::: Entries provided :::

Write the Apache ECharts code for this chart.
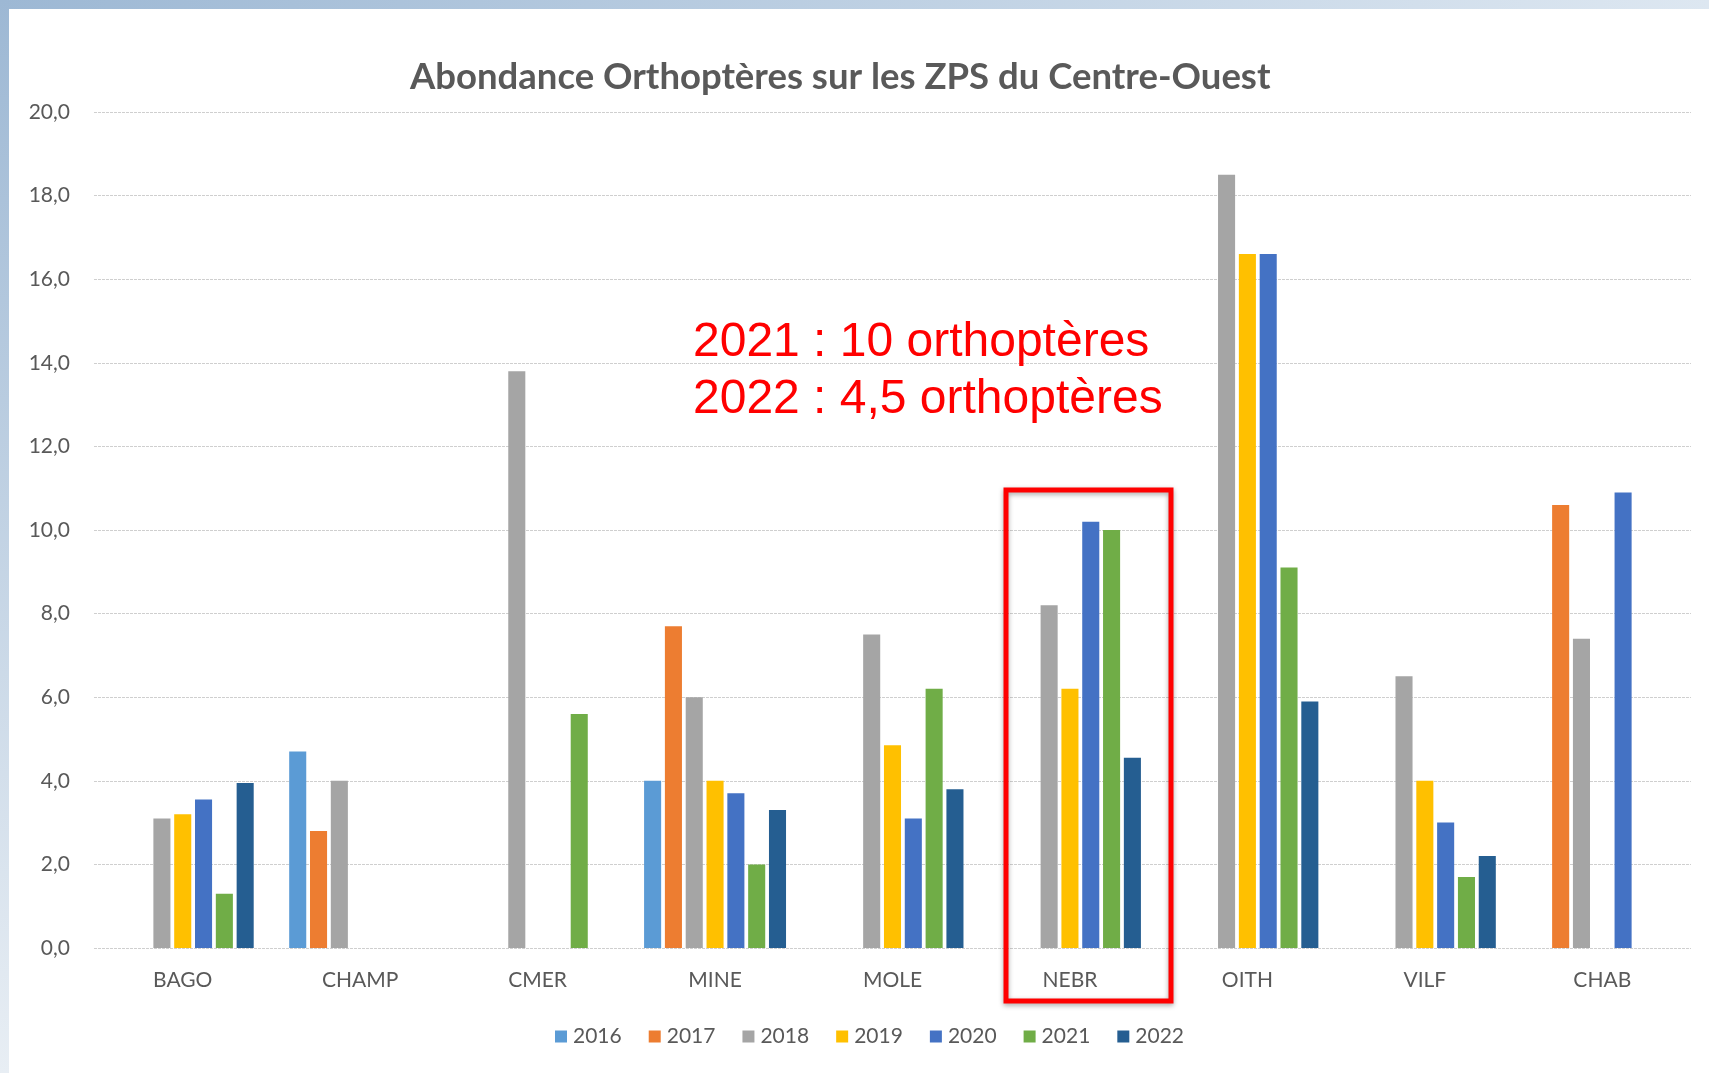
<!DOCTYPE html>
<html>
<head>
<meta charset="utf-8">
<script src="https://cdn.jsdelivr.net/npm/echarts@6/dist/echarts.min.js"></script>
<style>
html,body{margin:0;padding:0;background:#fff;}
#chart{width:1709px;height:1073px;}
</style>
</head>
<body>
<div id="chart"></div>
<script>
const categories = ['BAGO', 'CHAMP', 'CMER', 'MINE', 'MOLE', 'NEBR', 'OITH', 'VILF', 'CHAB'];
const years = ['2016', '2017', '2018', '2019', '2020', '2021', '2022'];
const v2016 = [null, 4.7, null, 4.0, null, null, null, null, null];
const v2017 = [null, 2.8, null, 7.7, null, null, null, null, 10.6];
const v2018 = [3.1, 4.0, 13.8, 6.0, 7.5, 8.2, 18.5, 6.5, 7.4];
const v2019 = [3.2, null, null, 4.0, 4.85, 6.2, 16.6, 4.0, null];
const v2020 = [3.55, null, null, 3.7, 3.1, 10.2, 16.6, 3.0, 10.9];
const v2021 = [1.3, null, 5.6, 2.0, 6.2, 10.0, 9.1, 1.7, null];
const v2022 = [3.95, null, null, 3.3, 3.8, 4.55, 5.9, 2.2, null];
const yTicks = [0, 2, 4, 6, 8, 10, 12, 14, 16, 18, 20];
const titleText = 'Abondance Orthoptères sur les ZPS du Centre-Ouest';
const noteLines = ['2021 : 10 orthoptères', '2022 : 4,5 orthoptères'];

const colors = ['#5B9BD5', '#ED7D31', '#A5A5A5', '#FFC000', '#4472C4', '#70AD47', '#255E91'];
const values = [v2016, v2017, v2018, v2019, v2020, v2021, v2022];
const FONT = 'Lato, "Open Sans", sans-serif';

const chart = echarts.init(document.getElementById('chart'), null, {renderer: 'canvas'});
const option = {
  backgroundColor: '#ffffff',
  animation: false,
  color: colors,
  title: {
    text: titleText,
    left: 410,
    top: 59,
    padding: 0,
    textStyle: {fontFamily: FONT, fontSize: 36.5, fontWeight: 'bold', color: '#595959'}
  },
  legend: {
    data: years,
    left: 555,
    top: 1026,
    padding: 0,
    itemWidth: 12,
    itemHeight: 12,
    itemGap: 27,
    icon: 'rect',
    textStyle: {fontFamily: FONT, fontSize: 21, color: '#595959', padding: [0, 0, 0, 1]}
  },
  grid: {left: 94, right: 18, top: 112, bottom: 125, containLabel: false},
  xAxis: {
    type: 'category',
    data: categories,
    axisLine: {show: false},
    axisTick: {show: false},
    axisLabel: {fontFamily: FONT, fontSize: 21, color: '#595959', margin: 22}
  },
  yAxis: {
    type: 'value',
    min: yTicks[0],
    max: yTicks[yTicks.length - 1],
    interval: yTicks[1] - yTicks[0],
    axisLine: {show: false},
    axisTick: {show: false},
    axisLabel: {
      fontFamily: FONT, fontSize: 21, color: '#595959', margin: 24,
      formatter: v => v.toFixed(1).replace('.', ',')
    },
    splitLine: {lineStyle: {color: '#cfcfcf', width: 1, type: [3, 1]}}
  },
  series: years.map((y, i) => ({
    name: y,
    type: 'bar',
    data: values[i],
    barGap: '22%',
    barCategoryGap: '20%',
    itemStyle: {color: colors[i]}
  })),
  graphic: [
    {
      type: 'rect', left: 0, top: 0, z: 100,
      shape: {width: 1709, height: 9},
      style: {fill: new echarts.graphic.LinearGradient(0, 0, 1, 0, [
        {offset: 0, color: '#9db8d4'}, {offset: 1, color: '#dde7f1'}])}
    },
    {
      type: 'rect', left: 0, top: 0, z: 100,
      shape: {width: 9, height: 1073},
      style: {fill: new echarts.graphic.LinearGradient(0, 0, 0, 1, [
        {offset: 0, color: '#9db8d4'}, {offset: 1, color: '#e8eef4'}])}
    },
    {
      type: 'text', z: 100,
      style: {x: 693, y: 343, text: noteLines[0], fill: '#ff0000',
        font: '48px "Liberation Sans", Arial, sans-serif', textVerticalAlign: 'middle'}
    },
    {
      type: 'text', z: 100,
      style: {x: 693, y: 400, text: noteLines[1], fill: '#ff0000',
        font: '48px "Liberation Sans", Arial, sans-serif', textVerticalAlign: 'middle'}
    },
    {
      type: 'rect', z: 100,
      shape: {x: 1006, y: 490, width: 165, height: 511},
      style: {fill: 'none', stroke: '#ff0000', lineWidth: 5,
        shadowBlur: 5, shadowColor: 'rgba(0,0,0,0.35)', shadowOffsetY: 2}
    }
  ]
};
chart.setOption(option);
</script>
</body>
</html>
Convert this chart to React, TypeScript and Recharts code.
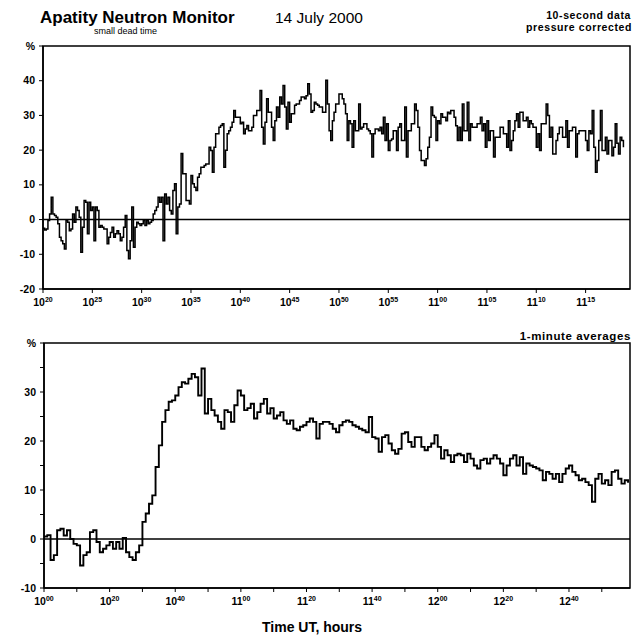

:::

What to work on → Make an exact copy of the records above, with the pictures left out.

In response →
Write the Apache ECharts code for this chart.
<!DOCTYPE html>
<html>
<head>
<meta charset="utf-8">
<script src="https://cdn.jsdelivr.net/npm/echarts@6/dist/echarts.min.js"></script>
<style>
html,body{margin:0;padding:0;background:#fff;}
#chart{width:1709px;height:1073px;}
</style>
</head>
<body>
<div id="chart"></div>
<script>
const categories = ['BAGO', 'CHAMP', 'CMER', 'MINE', 'MOLE', 'NEBR', 'OITH', 'VILF', 'CHAB'];
const years = ['2016', '2017', '2018', '2019', '2020', '2021', '2022'];
const v2016 = [null, 4.7, null, 4.0, null, null, null, null, null];
const v2017 = [null, 2.8, null, 7.7, null, null, null, null, 10.6];
const v2018 = [3.1, 4.0, 13.8, 6.0, 7.5, 8.2, 18.5, 6.5, 7.4];
const v2019 = [3.2, null, null, 4.0, 4.85, 6.2, 16.6, 4.0, null];
const v2020 = [3.55, null, null, 3.7, 3.1, 10.2, 16.6, 3.0, 10.9];
const v2021 = [1.3, null, 5.6, 2.0, 6.2, 10.0, 9.1, 1.7, null];
const v2022 = [3.95, null, null, 3.3, 3.8, 4.55, 5.9, 2.2, null];
const yTicks = [0, 2, 4, 6, 8, 10, 12, 14, 16, 18, 20];
const titleText = 'Abondance Orthoptères sur les ZPS du Centre-Ouest';
const noteLines = ['2021 : 10 orthoptères', '2022 : 4,5 orthoptères'];

const colors = ['#5B9BD5', '#ED7D31', '#A5A5A5', '#FFC000', '#4472C4', '#70AD47', '#255E91'];
const values = [v2016, v2017, v2018, v2019, v2020, v2021, v2022];
const FONT = 'Lato, "Open Sans", sans-serif';

const chart = echarts.init(document.getElementById('chart'), null, {renderer: 'canvas'});
const option = {
  backgroundColor: '#ffffff',
  animation: false,
  color: colors,
  title: {
    text: titleText,
    left: 410,
    top: 59,
    padding: 0,
    textStyle: {fontFamily: FONT, fontSize: 36.5, fontWeight: 'bold', color: '#595959'}
  },
  legend: {
    data: years,
    left: 555,
    top: 1026,
    padding: 0,
    itemWidth: 12,
    itemHeight: 12,
    itemGap: 27,
    icon: 'rect',
    textStyle: {fontFamily: FONT, fontSize: 21, color: '#595959', padding: [0, 0, 0, 1]}
  },
  grid: {left: 94, right: 18, top: 112, bottom: 125, containLabel: false},
  xAxis: {
    type: 'category',
    data: categories,
    axisLine: {show: false},
    axisTick: {show: false},
    axisLabel: {fontFamily: FONT, fontSize: 21, color: '#595959', margin: 22}
  },
  yAxis: {
    type: 'value',
    min: yTicks[0],
    max: yTicks[yTicks.length - 1],
    interval: yTicks[1] - yTicks[0],
    axisLine: {show: false},
    axisTick: {show: false},
    axisLabel: {
      fontFamily: FONT, fontSize: 21, color: '#595959', margin: 24,
      formatter: v => v.toFixed(1).replace('.', ',')
    },
    splitLine: {lineStyle: {color: '#cfcfcf', width: 1, type: [3, 1]}}
  },
  series: years.map((y, i) => ({
    name: y,
    type: 'bar',
    data: values[i],
    barGap: '22%',
    barCategoryGap: '20%',
    itemStyle: {color: colors[i]}
  })),
  graphic: [
    {
      type: 'rect', left: 0, top: 0, z: 100,
      shape: {width: 1709, height: 9},
      style: {fill: new echarts.graphic.LinearGradient(0, 0, 1, 0, [
        {offset: 0, color: '#9db8d4'}, {offset: 1, color: '#dde7f1'}])}
    },
    {
      type: 'rect', left: 0, top: 0, z: 100,
      shape: {width: 9, height: 1073},
      style: {fill: new echarts.graphic.LinearGradient(0, 0, 0, 1, [
        {offset: 0, color: '#9db8d4'}, {offset: 1, color: '#e8eef4'}])}
    },
    {
      type: 'text', z: 100,
      style: {x: 693, y: 343, text: noteLines[0], fill: '#ff0000',
        font: '48px "Liberation Sans", Arial, sans-serif', textVerticalAlign: 'middle'}
    },
    {
      type: 'text', z: 100,
      style: {x: 693, y: 400, text: noteLines[1], fill: '#ff0000',
        font: '48px "Liberation Sans", Arial, sans-serif', textVerticalAlign: 'middle'}
    },
    {
      type: 'rect', z: 100,
      shape: {x: 1006, y: 490, width: 165, height: 511},
      style: {fill: 'none', stroke: '#ff0000', lineWidth: 5,
        shadowBlur: 5, shadowColor: 'rgba(0,0,0,0.35)', shadowOffsetY: 2}
    }
  ]
};
chart.setOption(option);
</script>
</body>
</html>
Convert this chart to React, TypeScript and Recharts code.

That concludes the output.